:: TASK BRIEF ::
Print exactly the lines from the first one down to the line containing "import numpy as np", both ends included, with no pictures and nothing else.

:: PROVIDED DATA ::
###
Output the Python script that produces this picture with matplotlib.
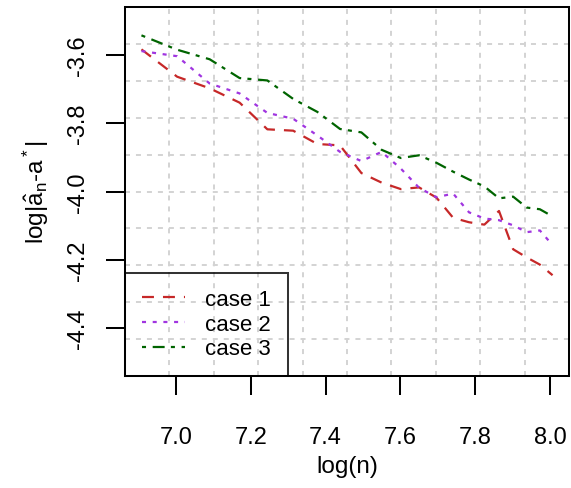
import matplotlib
matplotlib.use("Agg")
import matplotlib.pyplot as plt
import numpy as np

# sample sizes and the three error curves (log scale)
n = [1000, 1100, 1200, 1300, 1400, 1500, 1600, 1700, 1800, 1900, 2000,
     2100, 2200, 2300, 2400, 2500, 2600, 2700, 2800, 2900, 3000]
case1 = [-3.584, -3.664, -3.698, -3.740, -3.818, -3.822, -3.861, -3.865,
         -3.946, -3.974, -3.993, -3.988, -4.018, -4.077, -4.090, -4.097,
         -4.057, -4.169, -4.193, -4.214, -4.245]
case2 = [-3.589, -3.604, -3.684, -3.713, -3.770, -3.787, -3.836, -3.884,
         -3.911, -3.884, -3.933, -3.989, -4.017, -4.006, -4.061, -4.079,
         -4.084, -4.099, -4.119, -4.114, -4.157]
case3 = [-3.543, -3.585, -3.613, -3.668, -3.675, -3.729, -3.767, -3.817,
         -3.827, -3.878, -3.902, -3.894, -3.916, -3.942, -3.965, -3.985,
         -4.020, -4.015, -4.047, -4.052, -4.073]
labels = ["case 1", "case 2", "case 3"]
xticks = [7.0, 7.2, 7.4, 7.6, 7.8, 8.0]
yticks = [-4.4, -4.2, -4.0, -3.8, -3.6]

plt.rcParams['font.family'] = ['Liberation Sans', 'DejaVu Sans']
plt.rcParams['font.size'] = 16
plt.rcParams['axes.unicode_minus'] = False
plt.rcParams['mathtext.fontset'] = 'custom'
plt.rcParams['mathtext.rm'] = 'Liberation Sans'
plt.rcParams['mathtext.it'] = 'Liberation Sans:italic'
plt.rcParams['lines.scale_dashes'] = False

x = np.log(n)
xmin, xmax = x.min(), x.max()
pad = 0.04 * (xmax - xmin)
xlim = (xmin - pad, xmax + pad)
ylim = (-4.5 - 0.04, -3.5 + 0.04)

fig = plt.figure(figsize=(5.71, 4.89), dpi=100)
ax = fig.add_axes([125 / 571, 1 - 377 / 489, 444 / 571, 369 / 489])
ax.set_xlim(xlim)
ax.set_ylim(ylim)

# R style grid(10, 10): equal cells, not tied to ticks
for gx in np.linspace(xlim[0], xlim[1], 11)[1:-1]:
    ax.axvline(gx, color='#D3D3D3', lw=1.4, ls=(0, (3.6, 4.3)), zorder=1)
for gy in np.linspace(ylim[0], ylim[1], 11)[1:-1]:
    ax.axhline(gy, color='#D3D3D3', lw=1.4, ls=(0, (3.6, 4.3)), zorder=1)

ax.plot(x, case1, color='#C62828', lw=1.6, ls=(0, (8.6, 6.5)), label=labels[0], zorder=3)
ax.plot(x, case2, color='#A035E0', lw=1.6, ls=(0, (2.9, 4.8)), label=labels[1], zorder=3)
ax.plot(x, case3, color='#006400', lw=1.6, ls=(0, (2.9, 4.8, 8.6, 4.5)), label=labels[2], zorder=3)

ax.set_xticks(xticks)
ax.set_xticklabels([f"{t:.1f}" for t in xticks], fontsize=17)
ax.set_yticks(yticks)
ax.set_yticklabels([f"{t:.1f}" for t in yticks], rotation=90, va='center', fontsize=17)
ax.tick_params(axis='both', direction='out', length=13.7, width=1.45, color='black')
ax.tick_params(axis='x', pad=22)
ax.tick_params(axis='y', pad=12)
for s in ax.spines.values():
    s.set_linewidth(1.45)

ax.set_xlabel("log(n)", fontsize=17.5)
ax.xaxis.set_label_coords(0.5, -0.215)
ax.set_ylabel(r'$\mathrm{log|\hat{a}_n}$-$\mathrm{a^*|}$', fontsize=17.5)
ax.yaxis.set_label_coords(-0.167, 0.5)

leg = ax.legend(loc='lower left', borderaxespad=0, frameon=True, fancybox=False,
                edgecolor='black', facecolor='none', framealpha=None,
                handlelength=1.95, handletextpad=0.9, borderpad=0.75, labelspacing=0.16)
leg.get_frame().set_linewidth(1.45)

fig.savefig("out.png", dpi=100)
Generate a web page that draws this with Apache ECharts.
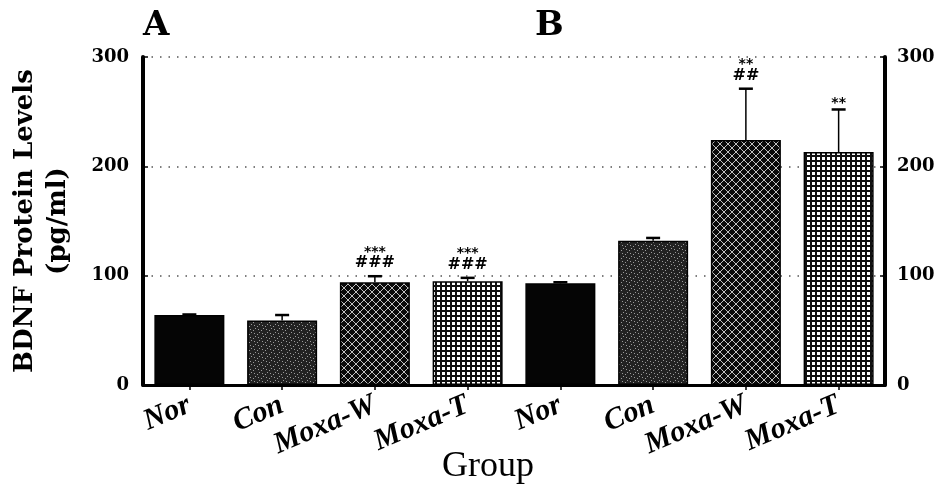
<!DOCTYPE html>
<html>
<head>
<meta charset="utf-8">
<script src="https://cdn.jsdelivr.net/npm/echarts@6/dist/echarts.min.js"></script>
<style>
html,body{margin:0;padding:0;background:#fff;}
#chart{width:949px;height:494px;}
</style>
</head>
<body>
<div id="chart"></div>
<script>
var categories = ['Nor', 'Con', 'Moxa-W', 'Moxa-T', 'Nor', 'Con', 'Moxa-W', 'Moxa-T'];
var groupTypes = ['nor', 'con', 'moxaW', 'moxaT', 'nor', 'con', 'moxaW', 'moxaT'];
var values = [64, 59, 94, 95, 93, 132, 224, 213];
var errors = [0.5, 5, 5.5, 3, 1, 2.5, 47, 39];
var starLabels = ['', '', '***', '***', '', '', '**', '**'];
var hashLabels = ['', '', '###', '###', '', '', '##', ''];
var yTicks = [0, 100, 200, 300];

function makeTile(size, draw) {
  var c = document.createElement('canvas');
  c.width = size; c.height = size;
  var ctx = c.getContext('2d');
  draw(ctx, size);
  return c;
}
var patterns = {
  nor: '#050505',
  con: { image: makeTile(8, function (ctx, s) {
    ctx.fillStyle = '#222'; ctx.fillRect(0, 0, s, s);
    ctx.fillStyle = '#9a9a9a';
    ctx.fillRect(1, 6, 1, 1); ctx.fillRect(3, 4, 1, 1); ctx.fillRect(5, 2, 1, 1);
    ctx.fillRect(7, 0, 1, 1); ctx.fillRect(6, 5, 1, 1); ctx.fillRect(2, 1, 1, 1);
  }), repeat: 'repeat' },
  moxaW: { image: makeTile(8, function (ctx, s) {
    ctx.fillStyle = '#0a0a0a'; ctx.fillRect(0, 0, s, s);
    ctx.fillStyle = '#c0c0c0';
    for (var i = 0; i < s; i++) { ctx.fillRect(i, i, 1, 1); ctx.fillRect(s - 1 - i, i, 1, 1); }
  }), repeat: 'repeat' },
  moxaT: { image: makeTile(5, function (ctx, s) {
    ctx.fillStyle = '#111'; ctx.fillRect(0, 0, s, s);
    ctx.fillStyle = '#ffffff'; ctx.fillRect(2, 2, 3, 3);
  }), repeat: 'repeat' }
};

var barData = values.map(function (v, i) {
  return { value: v, itemStyle: { color: patterns[groupTypes[i]] } };
});
var errData = values.map(function (v, i) { return [i, v, v + errors[i]]; });

var chart = echarts.init(document.getElementById('chart'));
var serif = 'DejaVu Serif';
var tickLabelStyle = { fontFamily: serif, fontWeight: 'bold', fontSize: 18, color: '#000' };

chart.setOption({
  animation: false,
  backgroundColor: '#fff',
  title: [
    { text: 'A', left: 138, top: 4, textStyle: { fontFamily: serif, fontWeight: 'bold', fontSize: 34, color: '#000' } },
    { text: 'B', left: 530, top: 4, textStyle: { fontFamily: serif, fontWeight: 'bold', fontSize: 34, color: '#000' } }
  ],
  graphic: [
    { type: 'text', left: 442, top: 449, style: { text: 'Group', font: '36px "Liberation Serif"', fill: '#000' } }
  ],
  grid: { left: 143, right: 64, top: 57, bottom: 109, outerBoundsMode: 'none', containLabel: false },
  xAxis: {
    type: 'category',
    data: categories,
    axisLine: { show: true, lineStyle: { color: '#000', width: 3 } },
    axisTick: { show: true, alignWithLabel: true, length: 5, lineStyle: { color: '#000', width: 1.5 } },
    axisLabel: { rotate: 23, margin: 19, interval: 0, fontFamily: 'Liberation Serif', fontStyle: 'italic', fontWeight: 'bold', fontSize: 30, color: '#000' }
  },
  yAxis: [
    {
      type: 'value', min: 0, max: 300, interval: 100,
      name: 'BDNF Protein Levels\n(pg/ml)',
      nameLocation: 'middle', nameRotate: 90, nameGap: 68,
      nameTextStyle: { fontFamily: serif, fontWeight: 'bold', fontSize: 26, lineHeight: 33, color: '#000', align: 'center' },
      axisLine: { show: true, lineStyle: { color: '#000', width: 4 } },
      axisTick: { show: true, inside: true, length: 5, lineStyle: { color: '#000', width: 1.5 } },
      axisLabel: Object.assign({ margin: 14 }, tickLabelStyle),
      splitLine: { show: true, lineStyle: { color: '#555', width: 1.5, type: [1.5, 7] } }
    },
    {
      type: 'value', min: 0, max: 300, interval: 100, position: 'right',
      axisLine: { show: true, lineStyle: { color: '#000', width: 4 } },
      axisTick: { show: true, inside: true, length: 5, lineStyle: { color: '#000', width: 1.5 } },
      axisLabel: Object.assign({ margin: 12 }, tickLabelStyle),
      splitLine: { show: false }
    }
  ],
  series: [
    {
      type: 'bar',
      data: barData,
      barWidth: 70,
      itemStyle: { borderColor: '#000', borderWidth: 1.5 },
      z: 2
    },
    {
      type: 'custom',
      data: errData,
      z: 3,
      renderItem: function (params, api) {
        var idx = api.value(0);
        var top = api.coord([idx, api.value(1)]);
        var hi = api.coord([idx, api.value(2)]);
        var children = [
          { type: 'line', shape: { x1: top[0], y1: top[1], x2: hi[0], y2: hi[1] }, style: { stroke: '#000', lineWidth: 1.5 } },
          { type: 'line', shape: { x1: hi[0] - 7, y1: hi[1], x2: hi[0] + 7, y2: hi[1] }, style: { stroke: '#000', lineWidth: 2.5 } }
        ];
        var i = params.dataIndex;
        var y = hi[1] - 5;
        if (hashLabels[i]) {
          children.push({ type: 'text', style: { text: hashLabels[i], x: hi[0], y: y, align: 'center', verticalAlign: 'bottom', font: 'bold 16px "DejaVu Sans"', fill: '#000' } });
          y -= 18;
        }
        if (starLabels[i]) {
          children.push({ type: 'text', style: { text: starLabels[i], x: hi[0], y: y + 6, align: 'center', verticalAlign: 'bottom', font: 'bold 14px "DejaVu Sans"', fill: '#000' } });
        }
        return { type: 'group', children: children };
      }
    }
  ]
});
</script>
</body>
</html>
###
:: THE SOLUTION ::
Output the Python script that produces this picture with matplotlib.
import matplotlib
matplotlib.use("Agg")
import matplotlib.pyplot as plt
import numpy as np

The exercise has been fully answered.